**OBJECTIVE**
Locate, in the data below, the line that contains "Rebuild this chart" and the line that contains "const yTicks = [0, 100, 200, 300, 400, 500, 600];"; reproduce exactly those two lines and every line between them, nothing more.

------ DATA FOR THIS TASK

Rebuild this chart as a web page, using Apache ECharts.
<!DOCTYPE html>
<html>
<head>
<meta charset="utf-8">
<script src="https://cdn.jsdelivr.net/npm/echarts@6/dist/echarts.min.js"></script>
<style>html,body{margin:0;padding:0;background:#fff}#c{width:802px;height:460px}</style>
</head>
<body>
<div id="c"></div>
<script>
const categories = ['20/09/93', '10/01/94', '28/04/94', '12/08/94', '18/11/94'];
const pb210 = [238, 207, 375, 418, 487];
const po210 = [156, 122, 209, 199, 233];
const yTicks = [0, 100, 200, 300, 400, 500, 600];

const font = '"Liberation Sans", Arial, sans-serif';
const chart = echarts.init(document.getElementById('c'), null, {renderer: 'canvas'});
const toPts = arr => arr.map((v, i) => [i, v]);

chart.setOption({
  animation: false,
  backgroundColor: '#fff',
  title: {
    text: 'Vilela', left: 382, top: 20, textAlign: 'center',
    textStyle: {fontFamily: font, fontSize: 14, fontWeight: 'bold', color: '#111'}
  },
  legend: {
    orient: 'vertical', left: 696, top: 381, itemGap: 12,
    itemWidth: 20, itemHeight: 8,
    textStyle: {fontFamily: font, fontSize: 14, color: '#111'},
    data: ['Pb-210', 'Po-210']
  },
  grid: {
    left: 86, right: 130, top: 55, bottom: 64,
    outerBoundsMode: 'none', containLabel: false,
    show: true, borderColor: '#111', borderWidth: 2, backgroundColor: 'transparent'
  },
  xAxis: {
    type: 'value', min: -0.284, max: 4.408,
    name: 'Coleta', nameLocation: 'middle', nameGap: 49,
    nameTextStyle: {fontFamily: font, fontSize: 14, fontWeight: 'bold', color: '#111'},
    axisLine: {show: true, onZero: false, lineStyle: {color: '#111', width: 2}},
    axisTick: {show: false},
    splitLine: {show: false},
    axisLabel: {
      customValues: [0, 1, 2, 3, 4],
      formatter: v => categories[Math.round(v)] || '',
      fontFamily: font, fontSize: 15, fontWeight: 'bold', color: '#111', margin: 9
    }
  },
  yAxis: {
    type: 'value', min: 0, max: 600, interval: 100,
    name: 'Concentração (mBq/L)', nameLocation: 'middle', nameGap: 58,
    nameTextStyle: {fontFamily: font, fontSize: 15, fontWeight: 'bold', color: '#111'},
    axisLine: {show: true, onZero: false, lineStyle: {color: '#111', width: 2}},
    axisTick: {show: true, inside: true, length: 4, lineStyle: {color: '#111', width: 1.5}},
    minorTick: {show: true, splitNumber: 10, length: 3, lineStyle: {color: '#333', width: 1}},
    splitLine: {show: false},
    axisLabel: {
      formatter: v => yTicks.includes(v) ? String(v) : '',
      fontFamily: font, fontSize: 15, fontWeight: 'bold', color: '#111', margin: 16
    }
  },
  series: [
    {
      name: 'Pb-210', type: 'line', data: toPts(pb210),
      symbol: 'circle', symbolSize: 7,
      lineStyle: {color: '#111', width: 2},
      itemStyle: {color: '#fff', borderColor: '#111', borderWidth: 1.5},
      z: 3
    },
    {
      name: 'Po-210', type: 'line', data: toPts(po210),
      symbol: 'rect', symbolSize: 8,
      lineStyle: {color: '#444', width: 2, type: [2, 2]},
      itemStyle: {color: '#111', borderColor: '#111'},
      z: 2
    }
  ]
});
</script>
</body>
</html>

------------
------ DATA FOR THIS TASK

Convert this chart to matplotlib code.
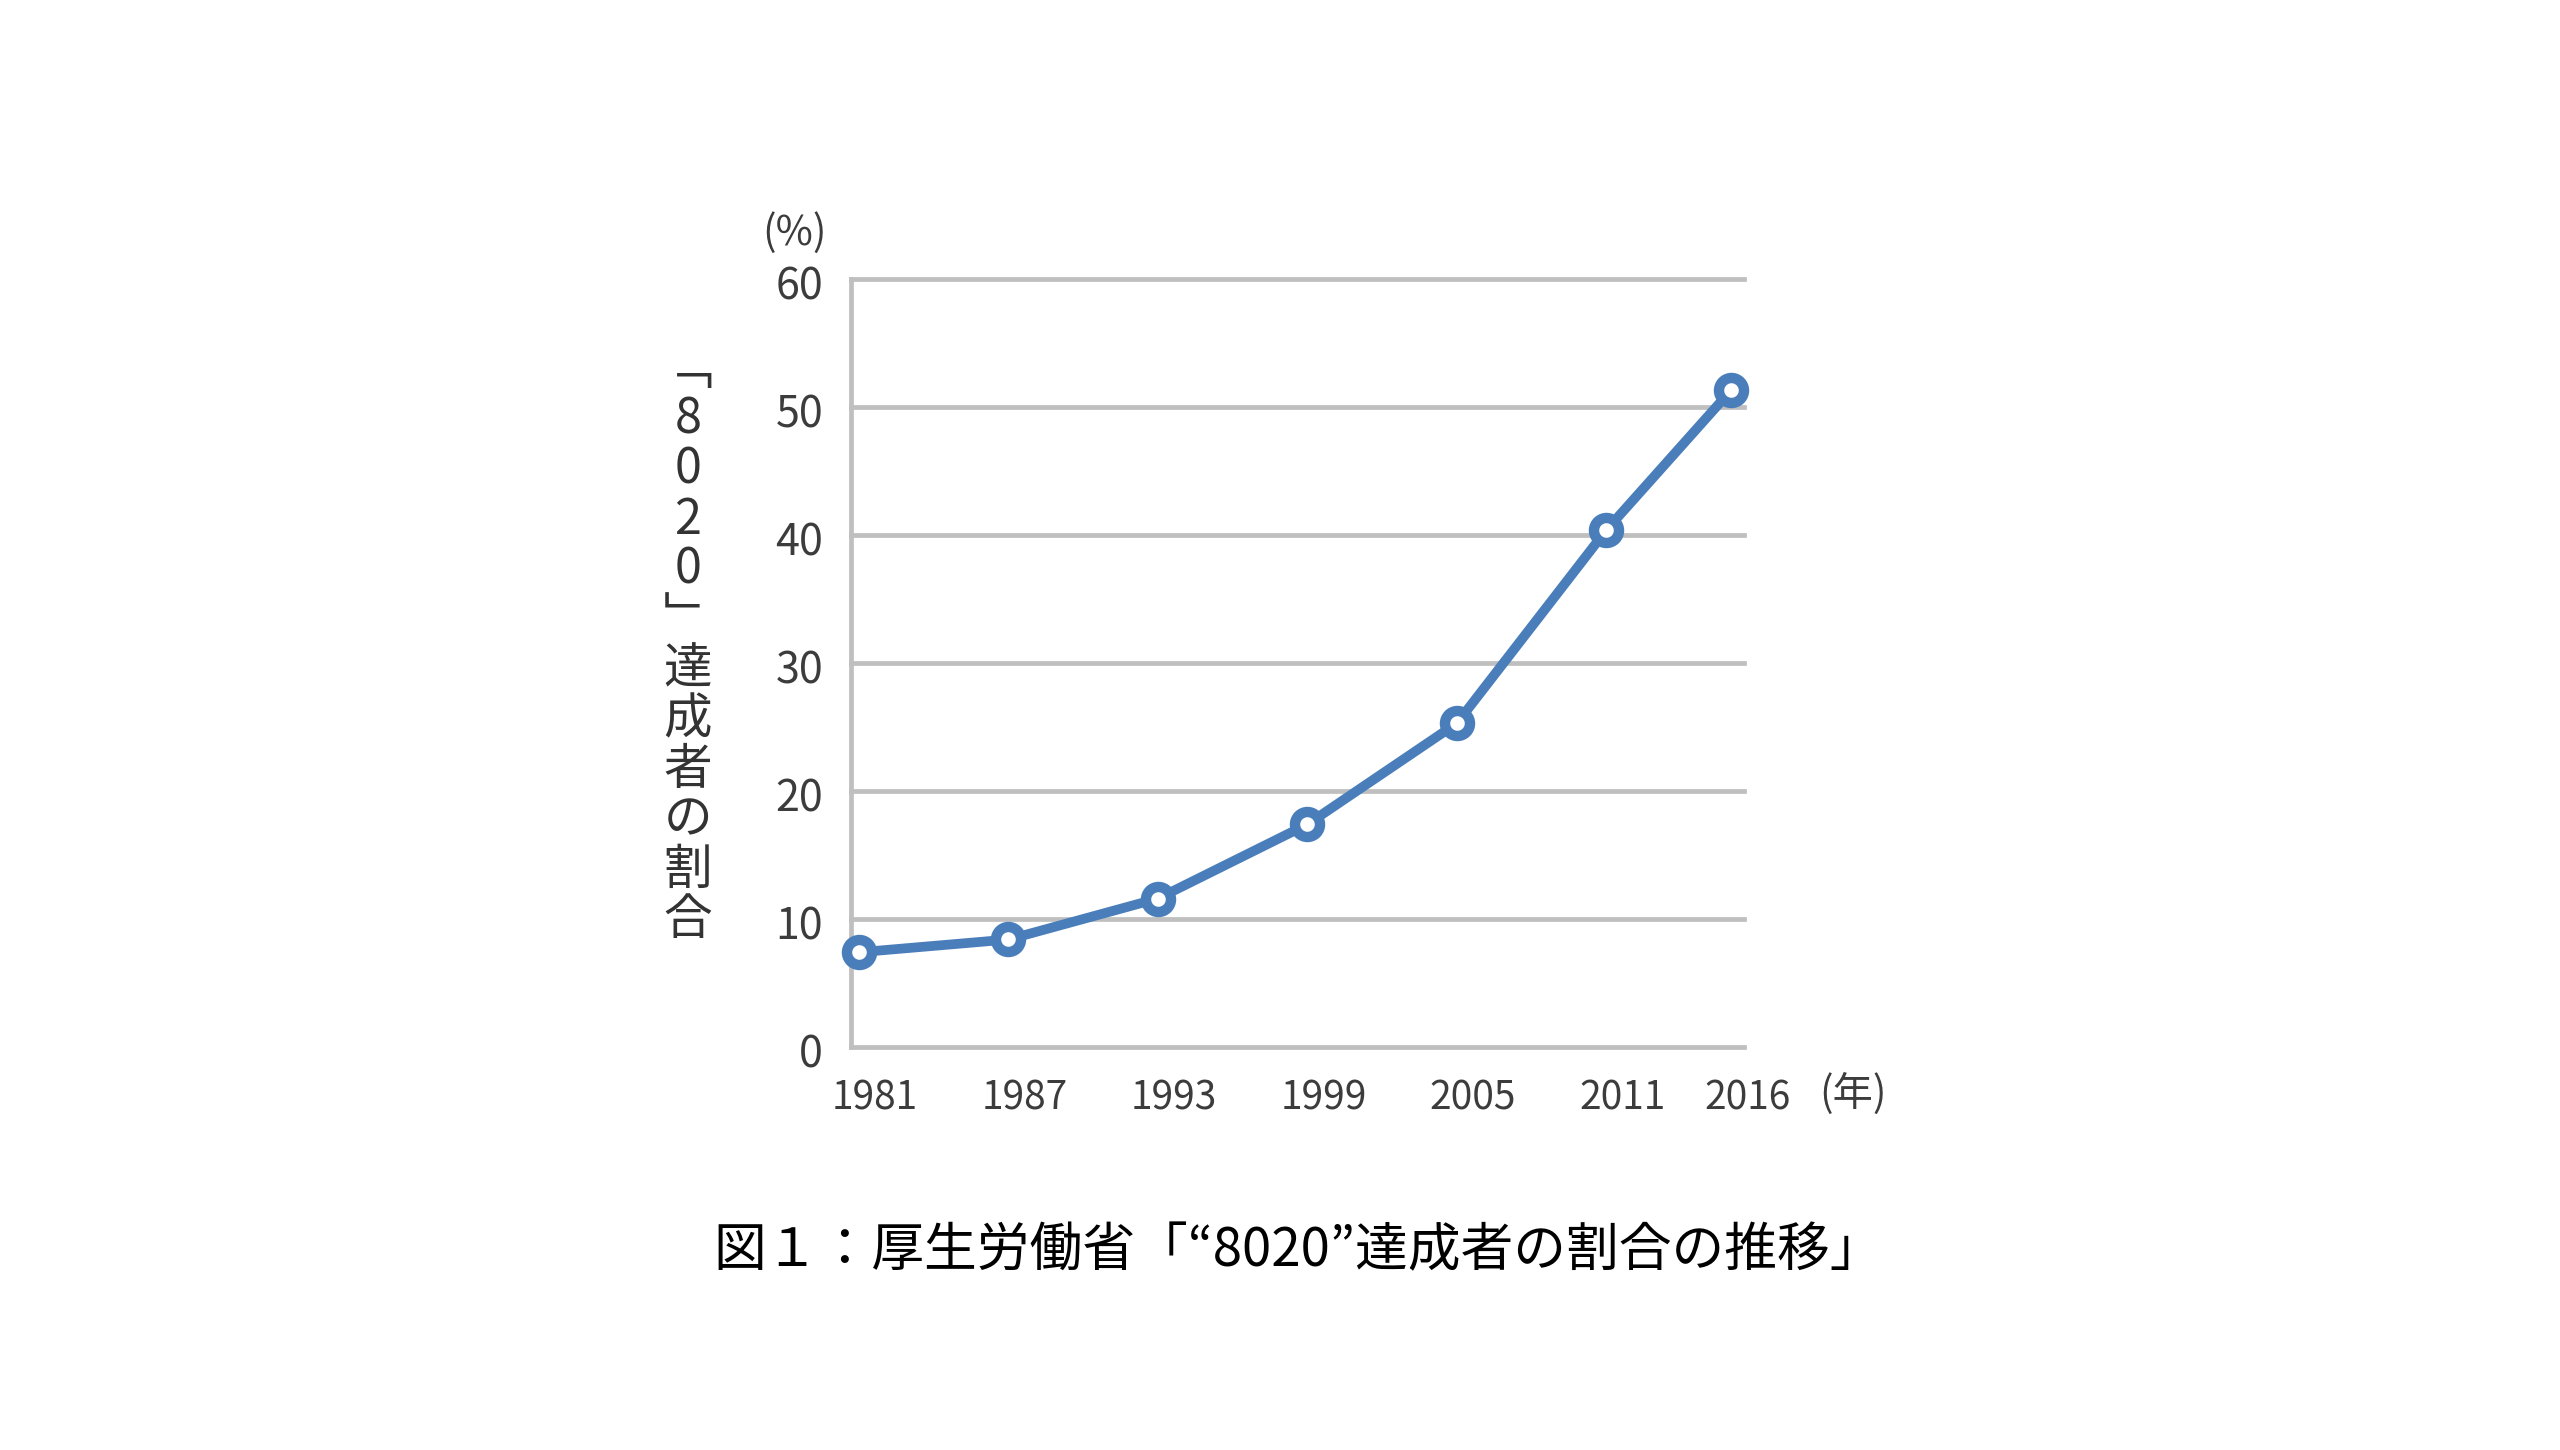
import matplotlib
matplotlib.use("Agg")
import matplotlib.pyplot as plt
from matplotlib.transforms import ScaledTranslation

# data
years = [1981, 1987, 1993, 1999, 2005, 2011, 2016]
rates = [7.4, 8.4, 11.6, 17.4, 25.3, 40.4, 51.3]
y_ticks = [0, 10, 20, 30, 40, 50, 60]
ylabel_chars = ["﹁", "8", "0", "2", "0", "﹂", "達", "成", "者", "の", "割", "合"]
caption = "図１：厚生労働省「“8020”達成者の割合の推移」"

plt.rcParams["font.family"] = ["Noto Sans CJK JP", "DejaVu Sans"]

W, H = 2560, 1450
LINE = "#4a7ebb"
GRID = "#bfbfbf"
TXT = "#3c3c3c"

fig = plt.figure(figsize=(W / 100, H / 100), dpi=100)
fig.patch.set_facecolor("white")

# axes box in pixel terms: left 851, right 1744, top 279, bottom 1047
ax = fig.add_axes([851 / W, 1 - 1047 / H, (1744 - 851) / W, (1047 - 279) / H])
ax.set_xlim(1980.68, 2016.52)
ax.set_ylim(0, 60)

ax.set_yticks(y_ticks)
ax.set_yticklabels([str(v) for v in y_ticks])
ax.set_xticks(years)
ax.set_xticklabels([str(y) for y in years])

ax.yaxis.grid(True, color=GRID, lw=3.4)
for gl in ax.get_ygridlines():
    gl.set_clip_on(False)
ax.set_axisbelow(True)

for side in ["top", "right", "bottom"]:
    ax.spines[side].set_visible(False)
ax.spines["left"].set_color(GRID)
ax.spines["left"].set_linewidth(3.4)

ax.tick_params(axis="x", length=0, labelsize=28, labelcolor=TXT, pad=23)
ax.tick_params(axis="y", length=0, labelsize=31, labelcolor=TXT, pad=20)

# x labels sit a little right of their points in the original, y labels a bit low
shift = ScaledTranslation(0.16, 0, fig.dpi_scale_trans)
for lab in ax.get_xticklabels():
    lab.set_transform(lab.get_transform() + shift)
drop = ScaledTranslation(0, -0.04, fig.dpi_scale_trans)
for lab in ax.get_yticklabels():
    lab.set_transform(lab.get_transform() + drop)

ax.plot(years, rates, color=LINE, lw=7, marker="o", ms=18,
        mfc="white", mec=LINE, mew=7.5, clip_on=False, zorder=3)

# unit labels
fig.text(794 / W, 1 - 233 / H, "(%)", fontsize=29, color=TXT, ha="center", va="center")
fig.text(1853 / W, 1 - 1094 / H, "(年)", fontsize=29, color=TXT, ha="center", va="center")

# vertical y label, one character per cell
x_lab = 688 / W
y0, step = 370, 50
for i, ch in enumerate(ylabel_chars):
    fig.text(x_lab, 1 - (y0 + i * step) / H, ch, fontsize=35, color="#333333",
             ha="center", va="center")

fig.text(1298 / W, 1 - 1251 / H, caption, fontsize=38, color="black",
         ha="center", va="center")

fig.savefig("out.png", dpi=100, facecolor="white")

------------

**OUTPUT FOR THIS EXERCISE**
Rebuild this chart as a web page, using Apache ECharts.
<!DOCTYPE html>
<html>
<head>
<meta charset="utf-8">
<script src="https://cdn.jsdelivr.net/npm/echarts@6/dist/echarts.min.js"></script>
<style>html,body{margin:0;padding:0;background:#fff}#c{width:802px;height:460px}</style>
</head>
<body>
<div id="c"></div>
<script>
const categories = ['20/09/93', '10/01/94', '28/04/94', '12/08/94', '18/11/94'];
const pb210 = [238, 207, 375, 418, 487];
const po210 = [156, 122, 209, 199, 233];
const yTicks = [0, 100, 200, 300, 400, 500, 600];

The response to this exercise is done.